Router/CPE usually autoconfigures itself (SLAAC or DHCPv6) and then asks for DHCPv6-PD for its downstream interfaces. This is almost the same behavior as it is in the draft except for disabled auto-config. I don't think that this is actually beneficial to save one global unicast address, so a router had to use one prefix to address itself from those provided for downstream interfaces. Ain't broke, don't fix it.

Also, as ISP, I don't care about what customers are connecting to the network. However, in the enterprise network, I really do care. Premission-less seems to me as a kind of Wild West in networking.
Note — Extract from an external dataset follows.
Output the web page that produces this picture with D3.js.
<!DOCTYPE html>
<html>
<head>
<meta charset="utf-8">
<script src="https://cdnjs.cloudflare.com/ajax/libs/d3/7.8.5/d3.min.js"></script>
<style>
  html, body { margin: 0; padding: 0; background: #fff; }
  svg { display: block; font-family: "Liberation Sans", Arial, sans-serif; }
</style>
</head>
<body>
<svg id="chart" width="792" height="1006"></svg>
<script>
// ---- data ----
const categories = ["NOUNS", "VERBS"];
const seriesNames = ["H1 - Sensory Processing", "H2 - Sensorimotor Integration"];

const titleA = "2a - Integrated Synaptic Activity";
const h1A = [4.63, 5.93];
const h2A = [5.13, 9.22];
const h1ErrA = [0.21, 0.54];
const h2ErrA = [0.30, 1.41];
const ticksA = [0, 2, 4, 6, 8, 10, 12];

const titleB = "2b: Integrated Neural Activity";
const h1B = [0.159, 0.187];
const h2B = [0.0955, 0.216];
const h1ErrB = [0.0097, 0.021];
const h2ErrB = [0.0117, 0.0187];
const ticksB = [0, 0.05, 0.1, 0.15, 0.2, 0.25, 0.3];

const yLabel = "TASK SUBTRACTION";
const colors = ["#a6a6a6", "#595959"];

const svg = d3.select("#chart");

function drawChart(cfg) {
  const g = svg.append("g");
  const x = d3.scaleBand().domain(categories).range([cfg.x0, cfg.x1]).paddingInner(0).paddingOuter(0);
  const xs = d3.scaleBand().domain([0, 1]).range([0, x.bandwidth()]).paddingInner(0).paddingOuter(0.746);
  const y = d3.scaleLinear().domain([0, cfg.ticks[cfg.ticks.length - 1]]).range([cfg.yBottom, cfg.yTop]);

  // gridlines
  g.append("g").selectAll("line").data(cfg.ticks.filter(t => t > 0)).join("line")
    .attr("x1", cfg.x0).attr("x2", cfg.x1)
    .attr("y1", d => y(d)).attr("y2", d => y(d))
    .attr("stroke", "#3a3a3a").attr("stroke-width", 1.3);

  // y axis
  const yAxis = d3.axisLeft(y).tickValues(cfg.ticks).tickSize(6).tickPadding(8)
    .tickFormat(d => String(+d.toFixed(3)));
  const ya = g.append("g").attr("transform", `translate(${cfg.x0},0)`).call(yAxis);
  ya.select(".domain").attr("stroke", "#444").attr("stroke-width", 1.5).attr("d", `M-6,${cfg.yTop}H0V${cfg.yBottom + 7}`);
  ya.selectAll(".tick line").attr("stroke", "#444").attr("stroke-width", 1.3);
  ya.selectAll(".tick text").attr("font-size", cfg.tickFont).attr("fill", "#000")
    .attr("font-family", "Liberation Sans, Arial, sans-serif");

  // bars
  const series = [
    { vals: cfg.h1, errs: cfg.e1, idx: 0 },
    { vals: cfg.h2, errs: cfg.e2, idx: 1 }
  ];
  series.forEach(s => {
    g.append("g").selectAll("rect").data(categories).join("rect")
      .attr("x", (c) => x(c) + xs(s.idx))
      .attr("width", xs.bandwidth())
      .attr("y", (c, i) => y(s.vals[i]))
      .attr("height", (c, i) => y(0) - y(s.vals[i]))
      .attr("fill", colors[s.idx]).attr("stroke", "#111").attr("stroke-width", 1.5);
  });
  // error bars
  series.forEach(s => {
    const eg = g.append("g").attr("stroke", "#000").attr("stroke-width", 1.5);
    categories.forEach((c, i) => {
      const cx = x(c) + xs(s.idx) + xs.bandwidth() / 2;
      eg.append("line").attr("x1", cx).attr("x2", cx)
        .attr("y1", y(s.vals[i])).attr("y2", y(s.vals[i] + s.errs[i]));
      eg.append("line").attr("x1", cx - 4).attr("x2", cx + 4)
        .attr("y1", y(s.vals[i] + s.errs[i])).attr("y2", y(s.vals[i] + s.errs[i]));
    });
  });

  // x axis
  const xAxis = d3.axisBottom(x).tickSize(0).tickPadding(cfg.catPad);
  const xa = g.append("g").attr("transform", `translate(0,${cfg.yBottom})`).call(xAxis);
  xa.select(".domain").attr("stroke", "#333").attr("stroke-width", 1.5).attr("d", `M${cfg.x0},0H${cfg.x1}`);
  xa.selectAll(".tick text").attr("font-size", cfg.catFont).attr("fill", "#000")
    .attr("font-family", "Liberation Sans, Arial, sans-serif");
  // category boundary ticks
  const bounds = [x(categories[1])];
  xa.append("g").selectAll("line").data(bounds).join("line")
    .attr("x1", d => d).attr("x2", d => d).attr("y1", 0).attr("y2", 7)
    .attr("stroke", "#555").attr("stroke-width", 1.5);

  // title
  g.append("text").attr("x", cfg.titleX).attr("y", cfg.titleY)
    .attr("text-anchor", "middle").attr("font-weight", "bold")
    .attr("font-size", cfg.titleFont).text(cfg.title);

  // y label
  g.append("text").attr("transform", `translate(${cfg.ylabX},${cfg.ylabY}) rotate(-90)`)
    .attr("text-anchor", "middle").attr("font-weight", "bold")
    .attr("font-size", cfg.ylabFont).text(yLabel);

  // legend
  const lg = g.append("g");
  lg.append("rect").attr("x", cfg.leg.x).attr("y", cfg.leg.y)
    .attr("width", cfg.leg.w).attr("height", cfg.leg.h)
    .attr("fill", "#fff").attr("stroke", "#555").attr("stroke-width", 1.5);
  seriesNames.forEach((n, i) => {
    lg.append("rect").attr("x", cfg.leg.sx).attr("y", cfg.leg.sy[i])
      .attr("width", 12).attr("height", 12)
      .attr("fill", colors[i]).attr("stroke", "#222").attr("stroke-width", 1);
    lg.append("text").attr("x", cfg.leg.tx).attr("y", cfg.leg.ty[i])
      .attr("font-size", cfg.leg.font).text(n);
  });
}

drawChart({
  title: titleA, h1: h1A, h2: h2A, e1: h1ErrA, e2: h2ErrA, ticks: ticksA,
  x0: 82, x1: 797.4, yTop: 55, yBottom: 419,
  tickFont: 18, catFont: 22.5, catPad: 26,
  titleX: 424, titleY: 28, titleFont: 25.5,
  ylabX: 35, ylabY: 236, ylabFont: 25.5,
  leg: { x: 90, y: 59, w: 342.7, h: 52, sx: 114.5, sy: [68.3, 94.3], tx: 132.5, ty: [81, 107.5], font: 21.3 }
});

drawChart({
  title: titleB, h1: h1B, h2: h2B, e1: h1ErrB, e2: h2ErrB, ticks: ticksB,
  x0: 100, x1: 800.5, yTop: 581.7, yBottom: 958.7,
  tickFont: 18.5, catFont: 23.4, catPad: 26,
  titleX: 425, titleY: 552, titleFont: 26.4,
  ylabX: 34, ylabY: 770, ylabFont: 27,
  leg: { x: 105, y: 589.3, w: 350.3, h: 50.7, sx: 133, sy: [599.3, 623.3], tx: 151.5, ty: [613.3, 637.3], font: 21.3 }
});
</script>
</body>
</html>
As a network administrator in an "enterprise" network, I want to know if someone connected a router to the network even when not allowed to do so or runs a hypervisor in his/her office. I don't see it as the "best thing" to do in the corporate network you are targeting with this draft.

Now I know that if it asks for a PD, it is a router. If your draft gets implemented and the device asks for /96 PD, then I can presume that it is some ordinary (Google) device. If it asks for /64 or bigger, it could be a router, but is it really? As a result, I would have less information available, not more.